At first, my outrage and anger at the way her story was represented (read the Shakesville article then dial up the outrage by about 1000) kept me seeking out stories and updates. Hoping beyond hope to find a story that acknowledged the horror of her attack and humanized her, I searched.  These days, as happy as I am to find Clarey’s periodic updates, I’m still searching for an article that treats Deborah Moy as a human; one that doesn’t fall into sad gender traps, valorize the author’s story over her own, or verge on the cusp of inspiration porn.

This morning, when I received the article link from Ouiser, I started reading without looking at the by line. By the time I got to the following paragraphs, I scrolled back up to confirm that it was Clarey’s byline.

I didn’t really know Deb back then except as another face at the bar, but I identified with her as a member of my tribe: the floundering artists, service-industry lifers, lifestyle drinkers and other assorted stripes of the creative underclass. And it pissed me off that no one was doing anything about it. So of course, I did.

All I had to go on were several disconnected threads, snippets gleaned over nights at the bar and in after-hours apartments.

I had to stop. As I pointed out in detail in my piece for Shakesville, the problem with Clarey’s early reporting was precisely that he did not present Moy as “a part of [his] tribe.” The problem continues in this new piece. The piece verges on inspiration porn praising Moy’s spirit, perseverance, and determination, while valorizing her character and never really letting us get to know her.

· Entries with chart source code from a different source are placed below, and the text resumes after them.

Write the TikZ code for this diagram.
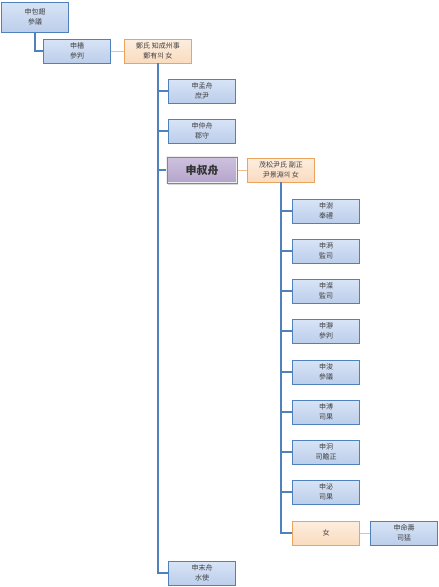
\documentclass[tikz,border=0pt]{standalone}
\usepackage{fontspec}
\setmainfont{Noto Sans CJK KR}
\usetikzlibrary{shadows}
\definecolor{bline}{HTML}{4F81BD}
\definecolor{btop}{HTML}{D8E4F6}
\definecolor{bbot}{HTML}{BCCEEA}
\definecolor{otop}{HTML}{FDEEE0}
\definecolor{obot}{HTML}{FADBBE}
\definecolor{oline}{HTML}{EBA45E}
\definecolor{ptop}{HTML}{CDC1DE}
\definecolor{pbot}{HTML}{B4A4CC}
\definecolor{pline}{HTML}{8E7DAA}
\definecolor{pframe}{HTML}{EDEDED}
\definecolor{txt}{HTML}{404040}
\begin{document}
\begin{tikzpicture}[x=1pt,y=-1pt,
  person/.style={draw=bline, line width=0.9pt, top color=btop, bottom color=bbot,
    minimum width=67pt, minimum height=24pt, inner sep=0pt, align=center,
    font=\fontsize{7}{10.5}\selectfont, text=txt},
  spouse/.style={person, draw=oline, top color=otop, bottom color=obot},
  mainp/.style={person, draw=pframe, line width=2.6pt, top color=ptop, bottom color=pbot,
    drop shadow={opacity=0.3, shadow xshift=1pt, shadow yshift=-1.5pt},
    minimum width=70pt, minimum height=26pt, font=\fontsize{11}{13}\selectfont\bfseries, text=black!80},
  conn/.style={draw=bline, line width=1.3pt},
  sconn/.style={draw=oline!70, line width=1pt}]
\fill[white] (0,0) rectangle (439,587);
\useasboundingbox (0,0) rectangle (439,587);
% generation 1-2
\node[person, minimum height=30pt] (p1) at (35,17) {申包翅\\參議};
\node[person] (p2) at (77,51) {申檣\\參判};
\node[spouse] (s2) at (158,51) {鄭氏 知成州事\\鄭有의 女};
% children of 申檣
\node[person] (c1) at (202,91) {申孟舟\\庶尹};
\node[person] (c2) at (202,131) {申仲舟\\郡守};
\node[mainp] (c3) at (202,170) {申叔舟};
\draw[pline, line width=0.6pt] ([shift={(1.3pt,-1.3pt)}]c3.north west) rectangle ([shift={(-1.3pt,1.3pt)}]c3.south east);
\node[spouse] (s3) at (281,170) {茂松尹氏 副正\\尹景淵의 女};
\node[person] (c4) at (202,573) {申末舟\\水使};
% children of 申叔舟
\node[person] (g1) at (326,211) {申澍\\奉禮};
\node[person] (g2) at (326,251) {申㴐\\監司};
\node[person] (g3) at (326,291) {申澯\\監司};
\node[person] (g4) at (326,331) {申瀞\\參判};
\node[person] (g5) at (326,372) {申浚\\參議};
\node[person] (g6) at (326,412) {申溥\\司果};
\node[person] (g7) at (326,452) {申泂\\司贍正};
\node[person] (g8) at (326,492) {申泌\\司果};
\node[spouse] (g9) at (326,533) {女};
\node[person] (h9) at (404,533) {申命壽\\司猛};
% connectors
\draw[conn] (p1.south) |- (p2.west);
\draw[sconn] (p2.east) -- (s2.west);
\foreach \n in {c1,c2,c3,c4} \draw[conn] (s2.south) |- (\n.west);
\draw[sconn] (c3.east) -- (s3.west);
\foreach \n in {g1,g2,g3,g4,g5,g6,g7,g8,g9} \draw[conn] (s3.south) |- (\n.west);
\draw[sconn] (g9.east) -- (h9.west);
\end{tikzpicture}
\end{document}
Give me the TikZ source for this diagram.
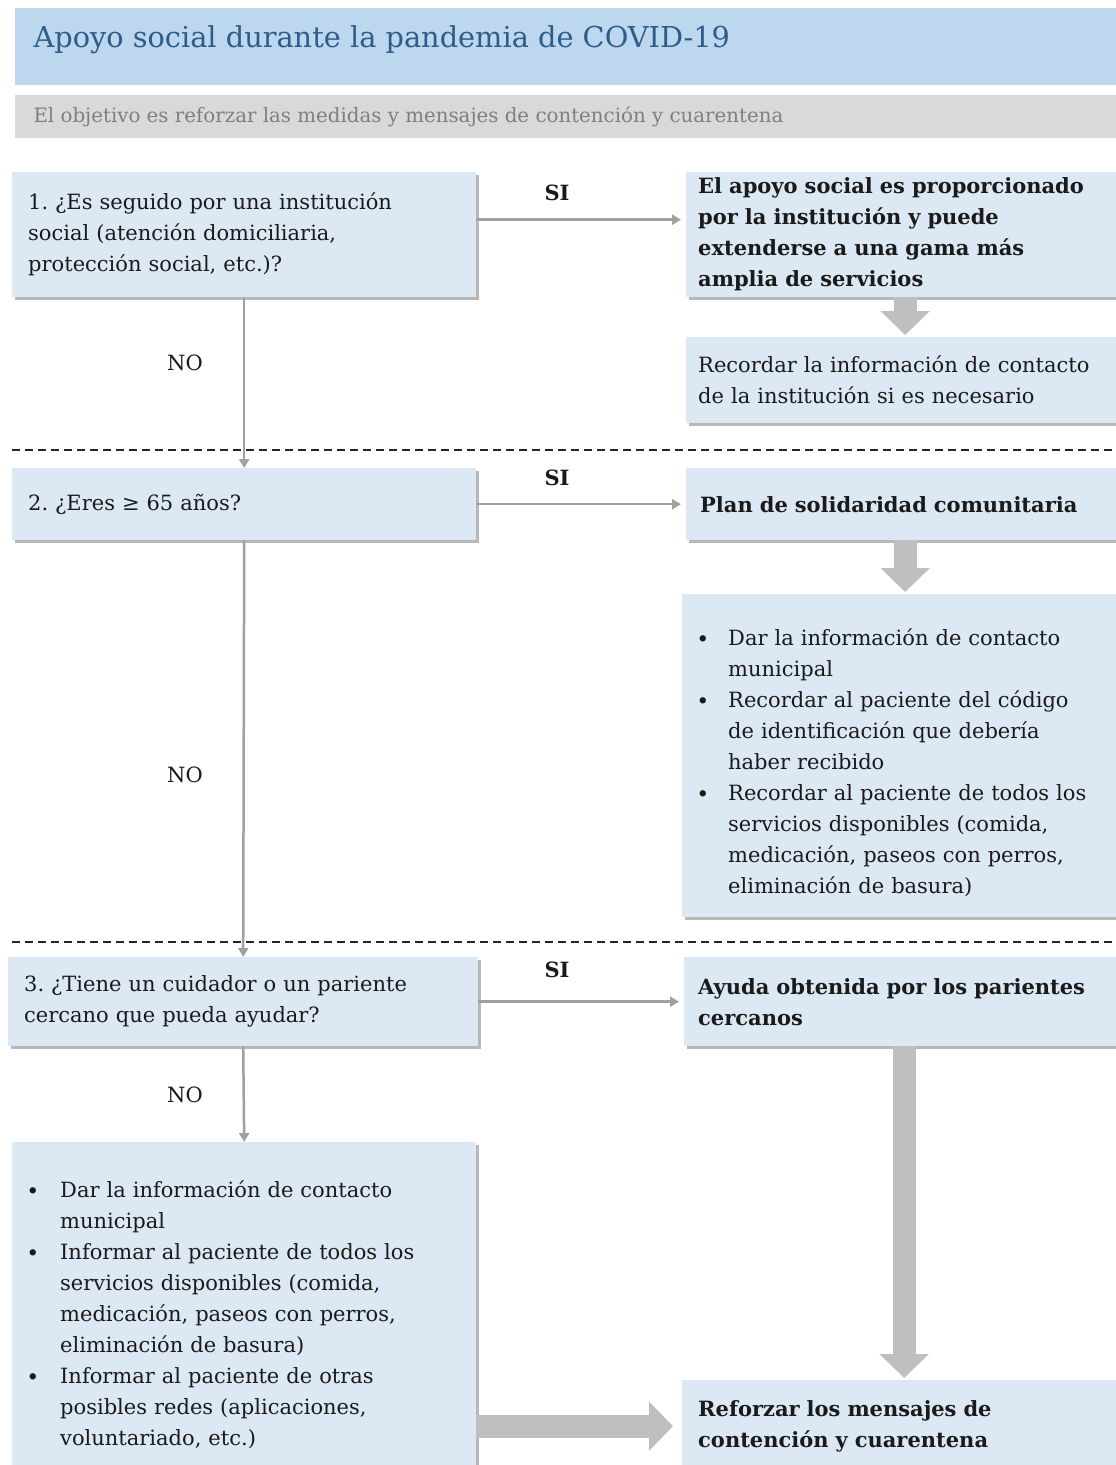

You know what, if that is the story she wants told I’d be all for it, because it is inspirational to me. Clarey, however, never lets us forget that this story is really all about him, “… no one was doing anything about it. So of course, I did.”  Later in the article, after discussing the police failure to solve the case, “I never thought I would solve this crime — and I have never come close — but even now, in preparing to write this story, I start picking at threads. Chasing ghosts.” Intentionally or not, in his updates Clarey re-writes the story to be one of his own heroic reporting.  He follows the story no one else will; he maintains his connection. Moy becomes a part of his tribe, but only in her perseverance, which is also his own.

Look I get this, to a certain extent,  is “Bart’s People” reporting, and that Clarey is following the tropes of the genre, which including inserting himself into the story. I’ve done a similar thing here explaining why I continue to follow this case.  To me, however, this story has always been more.  It’s a reflection of how we treat victims, and especially women, when telling their stories. I don’t want the tropes, the party girl, the girl who loves her dog and drinks her milk, the survivor who overcame.  I want Deborah’s story told with respect for her as a human being.  The one that is hard to tell because it is all those things and more. Clarey tries, but never quite gets there.